There I was, with this tiny baby girl, clutching her close, terrified that I was the world’s most abysmal mother. I’ve written a detailed essay about this, but I want you to know now the impact of your words on someone like me.

 

I didn’t know when to get help. Or how. I tried to cover it up and cope. I kept telling people I wasn’t depressed in case they noticed I was. Why should I have been? I had a healthy, thriving, longed for baby girl. The exact narrative you pushed in a national newspaper was the one playing out in my head. “Suck it up,” I told myself.

When your piece was published, I had just found the gumption, like Lisa Pryor did, to write for publication about what I had been through. I wanted to stop other women from beating themselves up about their mental health the way I had done. I wanted to normalise it, out myself and encourage others to find the support they need.

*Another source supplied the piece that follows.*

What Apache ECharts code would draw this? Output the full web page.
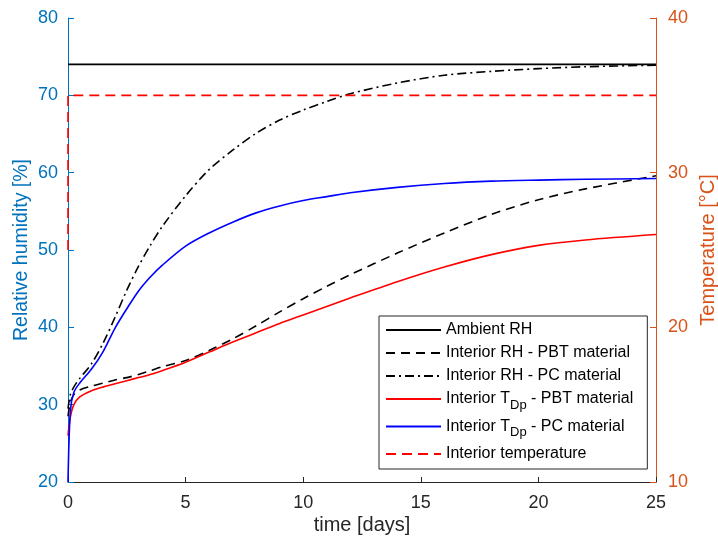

Your words made me think twice. For a few days I wondered what I was doing. What if one day my spectacular, clever, spirited, plucky little girl misinterpreted this illness the way you clearly do? What if she thought I didn’t love her when in fact it is the overwhelming love I have for her that drove my dogged determination to “get it right”?

 

The thing is, Mark, you were almost the prime minister. I’m loath to blow smoke up your skirt, but your words are weighty. And when a vulnerable person is reading them, she might wonder whether she’s a selfish, child-hating, miserable city-dwelling stereotype, when in fact she’s just a normal, loving mum who needs to go to the doctor the same way she would if she had mastitis.

So when you next finish preparing a gourmet meal for your family and sit down at your laptop to tap out some bile, I’d like you to remember that.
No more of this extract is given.